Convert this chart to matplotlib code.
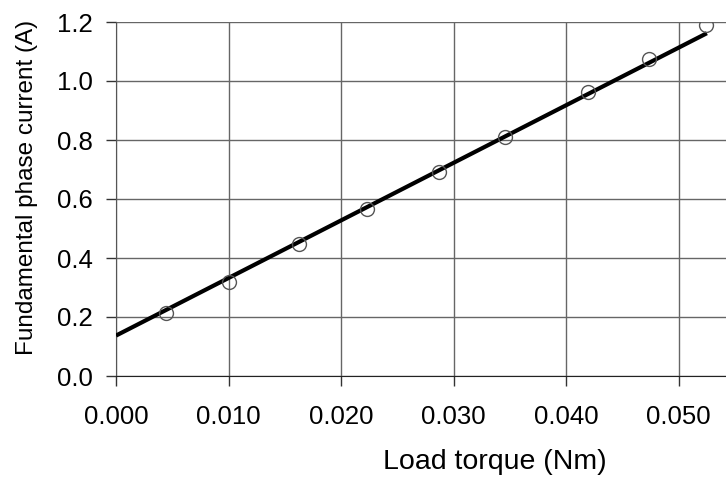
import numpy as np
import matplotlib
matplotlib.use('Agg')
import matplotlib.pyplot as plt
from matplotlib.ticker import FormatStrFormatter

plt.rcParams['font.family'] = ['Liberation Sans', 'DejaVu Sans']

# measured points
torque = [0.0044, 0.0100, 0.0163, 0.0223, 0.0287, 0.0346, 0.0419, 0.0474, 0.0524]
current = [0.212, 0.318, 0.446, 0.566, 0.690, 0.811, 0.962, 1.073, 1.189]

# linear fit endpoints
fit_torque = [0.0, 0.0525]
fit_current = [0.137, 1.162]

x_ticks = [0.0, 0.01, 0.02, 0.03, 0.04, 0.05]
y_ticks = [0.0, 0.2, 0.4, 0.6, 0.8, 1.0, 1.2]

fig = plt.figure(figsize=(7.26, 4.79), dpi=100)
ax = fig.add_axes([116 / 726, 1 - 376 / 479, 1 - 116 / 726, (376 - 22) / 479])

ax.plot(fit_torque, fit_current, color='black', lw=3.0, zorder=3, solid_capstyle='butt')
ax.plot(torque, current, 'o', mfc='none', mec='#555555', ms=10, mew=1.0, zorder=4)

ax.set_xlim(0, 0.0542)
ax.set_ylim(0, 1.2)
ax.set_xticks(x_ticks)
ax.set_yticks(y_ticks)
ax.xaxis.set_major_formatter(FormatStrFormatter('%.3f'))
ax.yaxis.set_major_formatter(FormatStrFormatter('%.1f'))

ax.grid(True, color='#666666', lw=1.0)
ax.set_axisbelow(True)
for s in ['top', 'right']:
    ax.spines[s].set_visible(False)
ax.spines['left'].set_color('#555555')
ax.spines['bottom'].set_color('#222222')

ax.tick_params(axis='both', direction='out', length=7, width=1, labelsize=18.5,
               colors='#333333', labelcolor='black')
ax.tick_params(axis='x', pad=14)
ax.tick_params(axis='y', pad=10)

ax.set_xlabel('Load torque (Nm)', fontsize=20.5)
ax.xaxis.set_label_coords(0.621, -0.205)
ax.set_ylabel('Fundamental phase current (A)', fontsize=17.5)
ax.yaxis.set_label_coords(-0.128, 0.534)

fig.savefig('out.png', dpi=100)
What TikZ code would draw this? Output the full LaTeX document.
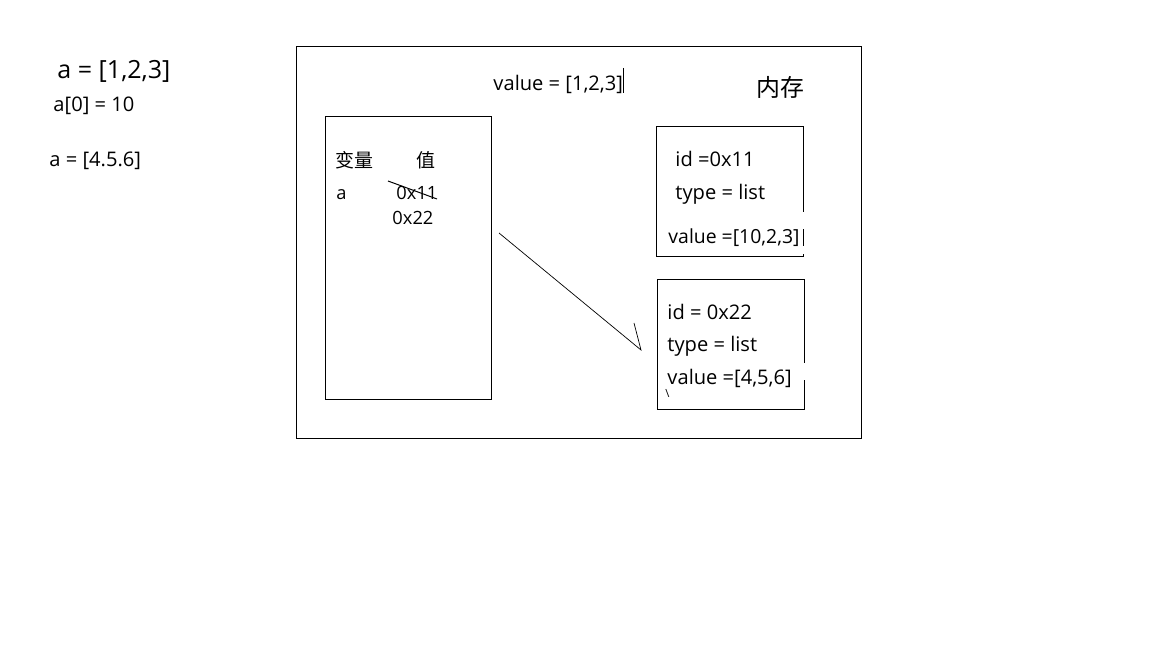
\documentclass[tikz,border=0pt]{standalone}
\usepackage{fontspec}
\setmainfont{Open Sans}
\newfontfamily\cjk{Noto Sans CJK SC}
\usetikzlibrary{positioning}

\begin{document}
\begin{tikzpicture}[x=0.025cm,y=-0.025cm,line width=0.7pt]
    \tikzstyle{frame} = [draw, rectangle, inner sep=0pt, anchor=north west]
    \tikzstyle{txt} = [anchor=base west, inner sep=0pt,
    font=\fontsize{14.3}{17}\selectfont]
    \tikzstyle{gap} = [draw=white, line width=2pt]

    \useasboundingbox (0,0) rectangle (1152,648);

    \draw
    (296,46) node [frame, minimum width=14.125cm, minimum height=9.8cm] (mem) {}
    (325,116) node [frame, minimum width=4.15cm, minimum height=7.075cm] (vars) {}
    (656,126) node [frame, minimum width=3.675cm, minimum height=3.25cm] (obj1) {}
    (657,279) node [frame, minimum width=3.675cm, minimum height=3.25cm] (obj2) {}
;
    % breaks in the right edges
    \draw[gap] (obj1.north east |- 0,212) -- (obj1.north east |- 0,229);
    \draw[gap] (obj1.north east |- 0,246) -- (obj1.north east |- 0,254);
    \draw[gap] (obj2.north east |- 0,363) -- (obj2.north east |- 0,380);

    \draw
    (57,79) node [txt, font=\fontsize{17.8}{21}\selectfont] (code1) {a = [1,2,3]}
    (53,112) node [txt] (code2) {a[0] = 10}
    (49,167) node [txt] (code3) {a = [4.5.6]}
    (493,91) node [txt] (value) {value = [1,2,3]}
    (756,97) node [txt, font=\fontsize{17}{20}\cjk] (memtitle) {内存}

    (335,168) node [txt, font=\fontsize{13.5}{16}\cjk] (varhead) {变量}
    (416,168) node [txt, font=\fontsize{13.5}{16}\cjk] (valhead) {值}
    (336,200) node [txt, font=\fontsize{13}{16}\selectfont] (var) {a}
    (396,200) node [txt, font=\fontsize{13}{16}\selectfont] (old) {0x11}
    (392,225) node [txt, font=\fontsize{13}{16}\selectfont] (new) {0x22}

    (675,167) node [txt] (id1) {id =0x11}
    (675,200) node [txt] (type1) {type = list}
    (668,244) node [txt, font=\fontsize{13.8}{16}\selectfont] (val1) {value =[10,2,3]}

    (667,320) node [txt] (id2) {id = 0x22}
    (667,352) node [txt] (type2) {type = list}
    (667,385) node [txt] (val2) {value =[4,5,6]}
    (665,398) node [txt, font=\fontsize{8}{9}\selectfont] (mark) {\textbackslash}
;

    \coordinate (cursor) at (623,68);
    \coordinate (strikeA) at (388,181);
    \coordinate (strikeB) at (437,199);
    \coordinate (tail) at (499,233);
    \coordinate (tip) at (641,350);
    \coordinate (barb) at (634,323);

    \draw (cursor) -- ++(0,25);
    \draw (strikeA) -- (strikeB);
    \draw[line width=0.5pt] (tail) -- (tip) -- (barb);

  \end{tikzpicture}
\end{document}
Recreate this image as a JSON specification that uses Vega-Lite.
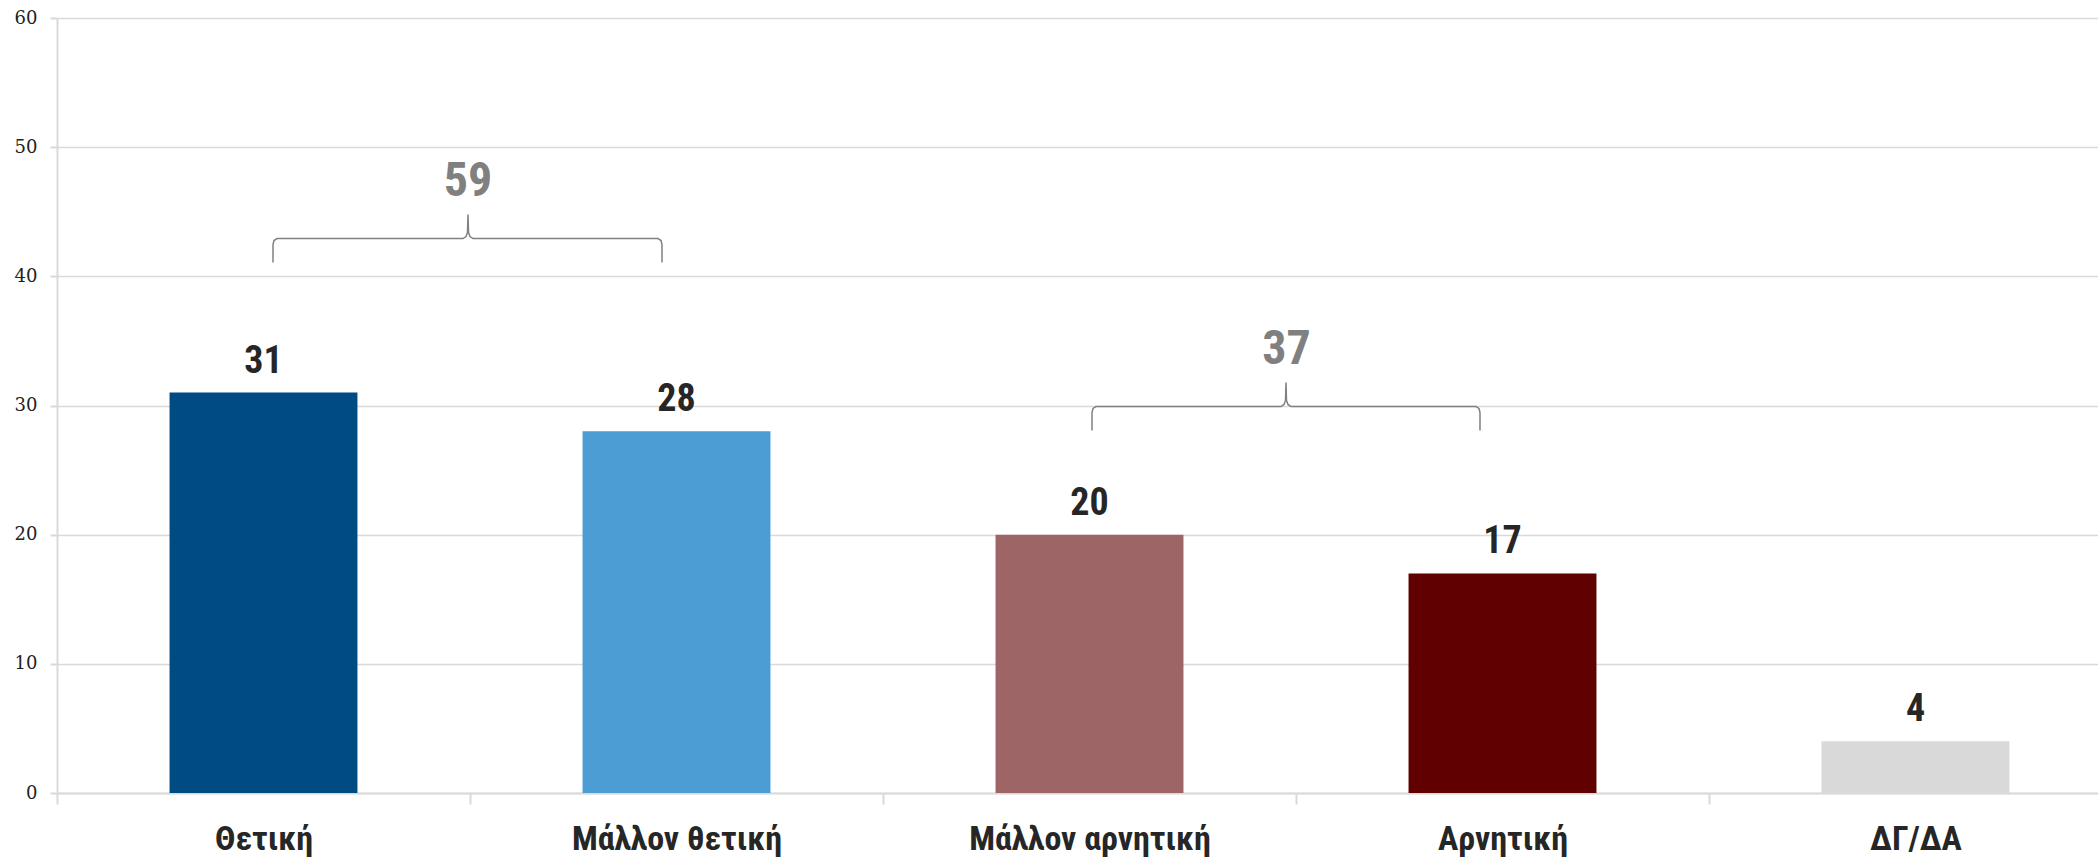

Set problem: All of the data needs repeating exactly, but the pictures do not.

Written response:
Convert this chart to matplotlib code.
import numpy as np
import matplotlib
matplotlib.use('Agg')
import matplotlib.pyplot as plt
from matplotlib.ticker import FormatStrFormatter

plt.rcParams['font.family'] = ['Liberation Sans', 'DejaVu Sans']

# measured points
torque = [0.0044, 0.0100, 0.0163, 0.0223, 0.0287, 0.0346, 0.0419, 0.0474, 0.0524]
current = [0.212, 0.318, 0.446, 0.566, 0.690, 0.811, 0.962, 1.073, 1.189]

# linear fit endpoints
fit_torque = [0.0, 0.0525]
fit_current = [0.137, 1.162]

x_ticks = [0.0, 0.01, 0.02, 0.03, 0.04, 0.05]
y_ticks = [0.0, 0.2, 0.4, 0.6, 0.8, 1.0, 1.2]

fig = plt.figure(figsize=(7.26, 4.79), dpi=100)
ax = fig.add_axes([116 / 726, 1 - 376 / 479, 1 - 116 / 726, (376 - 22) / 479])

ax.plot(fit_torque, fit_current, color='black', lw=3.0, zorder=3, solid_capstyle='butt')
ax.plot(torque, current, 'o', mfc='none', mec='#555555', ms=10, mew=1.0, zorder=4)

ax.set_xlim(0, 0.0542)
ax.set_ylim(0, 1.2)
ax.set_xticks(x_ticks)
ax.set_yticks(y_ticks)
ax.xaxis.set_major_formatter(FormatStrFormatter('%.3f'))
ax.yaxis.set_major_formatter(FormatStrFormatter('%.1f'))

ax.grid(True, color='#666666', lw=1.0)
ax.set_axisbelow(True)
for s in ['top', 'right']:
    ax.spines[s].set_visible(False)
ax.spines['left'].set_color('#555555')
ax.spines['bottom'].set_color('#222222')

ax.tick_params(axis='both', direction='out', length=7, width=1, labelsize=18.5,
               colors='#333333', labelcolor='black')
ax.tick_params(axis='x', pad=14)
ax.tick_params(axis='y', pad=10)

ax.set_xlabel('Load torque (Nm)', fontsize=20.5)
ax.xaxis.set_label_coords(0.621, -0.205)
ax.set_ylabel('Fundamental phase current (A)', fontsize=17.5)
ax.yaxis.set_label_coords(-0.128, 0.534)

fig.savefig('out.png', dpi=100)
What TikZ code would draw this? Output the full LaTeX document.
\documentclass[tikz,border=0pt]{standalone}
\usepackage{fontspec}
\setmainfont{Open Sans}
\newfontfamily\cjk{Noto Sans CJK SC}
\usetikzlibrary{positioning}

\begin{document}
\begin{tikzpicture}[x=0.025cm,y=-0.025cm,line width=0.7pt]
    \tikzstyle{frame} = [draw, rectangle, inner sep=0pt, anchor=north west]
    \tikzstyle{txt} = [anchor=base west, inner sep=0pt,
    font=\fontsize{14.3}{17}\selectfont]
    \tikzstyle{gap} = [draw=white, line width=2pt]

    \useasboundingbox (0,0) rectangle (1152,648);

    \draw
    (296,46) node [frame, minimum width=14.125cm, minimum height=9.8cm] (mem) {}
    (325,116) node [frame, minimum width=4.15cm, minimum height=7.075cm] (vars) {}
    (656,126) node [frame, minimum width=3.675cm, minimum height=3.25cm] (obj1) {}
    (657,279) node [frame, minimum width=3.675cm, minimum height=3.25cm] (obj2) {}
;
    % breaks in the right edges
    \draw[gap] (obj1.north east |- 0,212) -- (obj1.north east |- 0,229);
    \draw[gap] (obj1.north east |- 0,246) -- (obj1.north east |- 0,254);
    \draw[gap] (obj2.north east |- 0,363) -- (obj2.north east |- 0,380);

    \draw
    (57,79) node [txt, font=\fontsize{17.8}{21}\selectfont] (code1) {a = [1,2,3]}
    (53,112) node [txt] (code2) {a[0] = 10}
    (49,167) node [txt] (code3) {a = [4.5.6]}
    (493,91) node [txt] (value) {value = [1,2,3]}
    (756,97) node [txt, font=\fontsize{17}{20}\cjk] (memtitle) {内存}

    (335,168) node [txt, font=\fontsize{13.5}{16}\cjk] (varhead) {变量}
    (416,168) node [txt, font=\fontsize{13.5}{16}\cjk] (valhead) {值}
    (336,200) node [txt, font=\fontsize{13}{16}\selectfont] (var) {a}
    (396,200) node [txt, font=\fontsize{13}{16}\selectfont] (old) {0x11}
    (392,225) node [txt, font=\fontsize{13}{16}\selectfont] (new) {0x22}

    (675,167) node [txt] (id1) {id =0x11}
    (675,200) node [txt] (type1) {type = list}
    (668,244) node [txt, font=\fontsize{13.8}{16}\selectfont] (val1) {value =[10,2,3]}

    (667,320) node [txt] (id2) {id = 0x22}
    (667,352) node [txt] (type2) {type = list}
    (667,385) node [txt] (val2) {value =[4,5,6]}
    (665,398) node [txt, font=\fontsize{8}{9}\selectfont] (mark) {\textbackslash}
;

    \coordinate (cursor) at (623,68);
    \coordinate (strikeA) at (388,181);
    \coordinate (strikeB) at (437,199);
    \coordinate (tail) at (499,233);
    \coordinate (tip) at (641,350);
    \coordinate (barb) at (634,323);

    \draw (cursor) -- ++(0,25);
    \draw (strikeA) -- (strikeB);
    \draw[line width=0.5pt] (tail) -- (tip) -- (barb);

  \end{tikzpicture}
\end{document}
Recreate this image as a JSON specification that uses Vega-Lite.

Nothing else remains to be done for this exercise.